Spectre – Recensione

Pubblicato il 9 Novembre 2015 alle 22:24

James Bond, l’agente segreto 007, affronta un pericoloso criminale a Città del Messico durante il Giorno dei Morti. Sospeso per aver agito senz’autorizzazione, Bond prosegue la sua indagine da solo arrivando a scontrarsi con la Spectre, una misteriosa organizzazione criminale guidata dal pericoloso Blofeld, e deve proteggere la psicologa Madeleine Swann. Nel frattempo la sezione 00 della MI6 rischia di essere smantellata.

Spectre

Chiedere a Sam Mendes di dirigere il nuovo film di 007 dopo l’apice raggiunto con Skyfall era un grosso rischio e si è rivelato, a conti fatti, un mezzo errore. Nel capolavoro del 2012, infatti, Mendes aveva portato a compimento l’arco narrativo del James Bond interpretato da Daniel Craig e si aveva la sensazione che non fosse rimasto molto altro da dire. Tuttavia alcuni punti della storia iniziata con Casino Royale e proseguita con Quantum of Solace erano rimasti in sospeso e Mendes si limita con questo nuovo episodio a tappare tutti i buchi con un compitino senza infamia e senza lode che si siede sui cliché della saga.

La sequenza iniziale è la fotografia di tutto il film. Si parte con un virtuoso piano sequenza che sembra preludere a chissà cosa ma la successiva scena d’azione non può reggere l’impietoso, inevitabile confronto con quella che apriva Skyfall. Anche i titoli di testa non riescono ad avere la giusta potenza iconica e la canzone Writing’s on the wall di Sam Smith, seppure orecchiabile, non è esaltante come dovrebbe.

Il film si articola nel consueto giro del mondo punteggiato di scene d’azione, passando da un veicolo all’altro. Si parte dallo scontro sull’elicottero a Città del Messico, passando all’inseguimento con la Aston Martin tra le strade di Roma fino allo scontro aereo tra le innevate alpi austriache, prima di arrivare in Marocco e all’immancabile finale a Londra. Le scenografie sono suggestive, tutto è ben diretto ma congegnato senza grande inventiva.

La caratterizzazione di Bond, intrappolato nel suo zelo, finisce per essere banalizzata. L’emancipata Maedeleine Swann, interpretata dalla fascinosa francese Léa Seydoux, non è né carne né pesce, né dark lady né donzella in pericolo. Christoph Waltz, abbonato ai ruoli da villain, è qui monodimensionale e non viene aiutato dalla sceneggiatura. Monica Bellucci è la Bond Girl più usa e getta che si sia mai vista in un film di 007. Il colossale Dave Bautista ha una poco memorabile scazzottata con il protagonista.

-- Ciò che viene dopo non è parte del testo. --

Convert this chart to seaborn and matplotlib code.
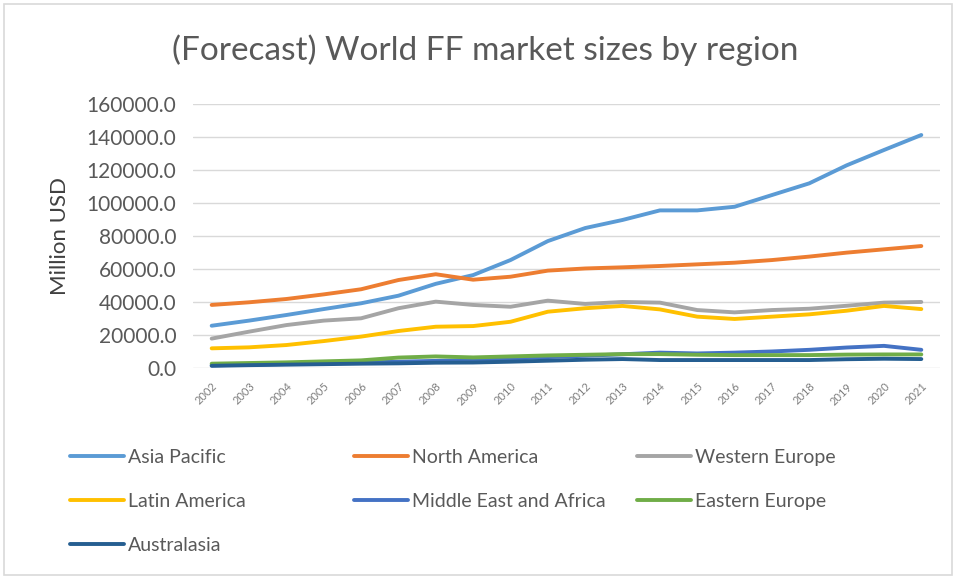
import matplotlib
matplotlib.use("Agg")
import matplotlib.pyplot as plt
import matplotlib.patches as mpatches
import numpy as np
import pandas as pd
import seaborn as sns

years = list(range(2002, 2022))

asia_pacific = [25800, 28900, 32300, 35900, 39400, 44000, 51200, 56500, 65600, 77100,
                85000, 89900, 95700, 95700, 97900, 105000, 112100, 123000, 132300, 141400]
north_america = [38400, 40000, 42000, 44800, 47900, 53500, 57000, 53700, 55500, 59200,
                 60500, 61200, 62000, 63000, 64000, 65600, 67700, 70100, 72100, 74100]
western_europe = [18000, 22200, 26200, 28900, 30300, 36400, 40400, 38400, 37300, 41000,
                  39000, 40200, 39800, 35300, 33900, 35300, 36100, 37900, 39800, 40200]
latin_america = [12100, 12700, 14100, 16500, 19200, 22600, 25200, 25600, 28200, 34300,
                 36400, 37800, 35700, 31300, 29900, 31300, 32700, 34900, 37800, 35900]
middle_east_africa = [1800, 2200, 2600, 3000, 3500, 4000, 4500, 5000, 5800, 6800,
                      7600, 8500, 9500, 9000, 9500, 10200, 11200, 12600, 13600, 11200]
eastern_europe = [2800, 3200, 3600, 4200, 4800, 6500, 7200, 6600, 7200, 7800,
                  8200, 8600, 8600, 8200, 8000, 8000, 8000, 8300, 8400, 8400]
australasia = [1500, 1900, 2200, 2500, 2800, 3000, 3400, 3500, 4000, 4600,
               5200, 5600, 5000, 5000, 5000, 5000, 5000, 5500, 5800, 5600]

regions = ["Asia Pacific", "North America", "Western Europe", "Latin America",
           "Middle East and Africa", "Eastern Europe", "Australasia"]
series = [asia_pacific, north_america, western_europe, latin_america,
          middle_east_africa, eastern_europe, australasia]
colors = ["#5B9BD5", "#ED7D31", "#A5A5A5", "#FFC000", "#4472C4", "#70AD47", "#255E91"]

y_ticks = [0, 20000, 40000, 60000, 80000, 100000, 120000, 140000, 160000]

df = pd.DataFrame(
    [(y, r, v) for r, vals in zip(regions, series) for y, v in zip(years, vals)],
    columns=["Year", "Region", "Value"],
)

sns.set_style("white")
plt.rcParams["font.family"] = ["Lato", "DejaVu Sans"]

text_gray = "#595959"
grid_gray = "#D9D9D9"

fig = plt.figure(figsize=(9.56, 5.78), dpi=100)
ax = fig.add_axes([193 / 956, 1 - 368.3 / 578, (940 - 193) / 956, (368.3 - 104.3) / 578])

sns.lineplot(data=df, x="Year", y="Value", hue="Region", hue_order=regions,
             palette=dict(zip(regions, colors)), linewidth=2.8, ax=ax, legend=False,
             solid_capstyle="round")

ax.set_xlim(years[0] - 0.5, years[-1] + 0.5)
ax.set_ylim(0, 160000)
ax.set_yticks(y_ticks)
ax.set_yticklabels([f"{v:.1f}" for v in y_ticks], fontsize=15, color=text_gray)
ax.set_xticks(years)
ax.set_xticklabels([str(y) for y in years], rotation=45, ha="right",
                   rotation_mode="anchor", fontsize=8, color="#7F7F7F")
ax.tick_params(axis="both", length=0)
ax.tick_params(axis="y", pad=12)
ax.tick_params(axis="x", pad=9)
ax.grid(axis="y", color=grid_gray, linewidth=1)
ax.set_axisbelow(True)
for s in ax.spines.values():
    s.set_visible(False)
ax.set_xlabel("")
ax.set_ylabel("Million USD", fontsize=16, color="#404040", labelpad=12)

fig.text(0.507, 1 - 50 / 578, "(Forecast) World FF market sizes by region",
         ha="center", va="center", fontsize=24, color=text_gray)

# legend laid out in three equal-width columns, filled row by row
handles = {r: plt.Line2D([], [], color=c, linewidth=2.8) for r, c in zip(regions, colors)}
columns = [["Asia Pacific", "Latin America", "Australasia"],
           ["North America", "Middle East and Africa"],
           ["Western Europe", "Eastern Europe"]]
col_x = [70 / 956, 354 / 956, 637 / 956]
for cx, names in zip(col_x, columns):
    leg = fig.legend([handles[n] for n in names], names, loc="upper left",
                     bbox_to_anchor=(cx, 1 - 449 / 578), frameon=False,
                     fontsize=14, handlelength=2.8, handletextpad=0.2,
                     labelspacing=1.38, borderaxespad=0, borderpad=0,
                     labelcolor=text_gray)

# light frame around the chart area
fig.patches.append(mpatches.Rectangle((4 / 956, 3 / 578), 948 / 956, 571 / 578,
                                      transform=fig.transFigure, fill=False,
                                      edgecolor=grid_gray, linewidth=1.2))

fig.savefig("out.png", dpi=100)
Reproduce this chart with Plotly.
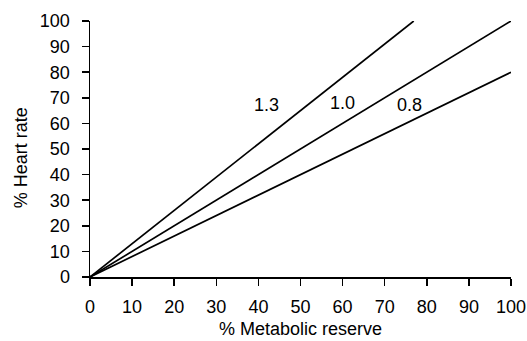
import plotly.graph_objects as go

# Data: lines from origin with slopes (heart rate % vs metabolic reserve %)
slope_labels = ["1.3", "1.0", "0.8"]
line_x_start = [0, 0, 0]
line_y_start = [0, 0, 0]
line_x_end = [76.9, 100, 100]
line_y_end = [100, 100, 80]
label_x = [42, 60, 76]
label_y = [67, 68, 67]
tick_vals = [0, 10, 20, 30, 40, 50, 60, 70, 80, 90, 100]

fig = go.Figure()
for i in range(len(slope_labels)):
    fig.add_trace(go.Scatter(
        x=[line_x_start[i], line_x_end[i]],
        y=[line_y_start[i], line_y_end[i]],
        mode="lines",
        line=dict(color="black", width=1.7),
        showlegend=False,
        hoverinfo="skip",
        cliponaxis=False,
    ))

for i in range(len(slope_labels)):
    fig.add_annotation(x=label_x[i], y=label_y[i], text=slope_labels[i],
                       showarrow=False, font=dict(size=18, color="black"))

# axis titles as paper annotations for exact placement
fig.add_annotation(xref="paper", yref="paper", x=0.5, y=-0.205,
                   text="% Metabolic reserve", showarrow=False,
                   xanchor="center", yanchor="middle",
                   font=dict(size=18, color="black"))
fig.add_annotation(xref="paper", yref="paper", x=-0.163, y=0.465,
                   text="% Heart rate", showarrow=False, textangle=-90,
                   xanchor="center", yanchor="middle",
                   font=dict(size=18, color="black"))

axis_common = dict(
    range=[0, 100], tickvals=tick_vals, showgrid=False, zeroline=False,
    showline=True, linecolor="black", linewidth=1.5,
    ticks="outside", ticklen=7, tickwidth=1.5, tickcolor="black",
    tickfont=dict(size=18, color="black"), automargin=False,
)

fig.update_layout(
    width=527, height=341,
    margin=dict(l=90, r=15.5, t=20.5, b=63.5),
    plot_bgcolor="white", paper_bgcolor="white",
    font=dict(family="Liberation Sans, Arial, sans-serif", size=18, color="black"),
    xaxis=dict(ticklabelstandoff=6, **axis_common),
    yaxis=dict(ticklabelstandoff=8, **axis_common),
)

fig.write_html(
    "out.html",
    config={"displayModeBar": False, "staticPlot": True},
    post_script="document.body.style.margin='0';document.body.style.overflow='hidden';",
)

Il ruolo del programma 00, in procinto di essere smantellato, ricorda molto l’ultimo Mission: Impossible che pure si concludeva nella capitale inglese. Il simbolismo che permea tutto la parte finale del film diventa pleonastico e ripetitivo dopo quanto detto nell’episodio precedente.

C’è tutto quello che deve esserci in un film di 007, il problema è che non c’è niente di più, nessuna novità o guizzo autoriale. Il buon mestiere di Mendes tiene tutto unito in un prodotto che porterà il pubblico nelle sale ed è sufficiente a garantire più di due ore di buon intrattenimento. Ma quello di Daniel Craig è un James Bond stanco sulle soglie del pensionamento.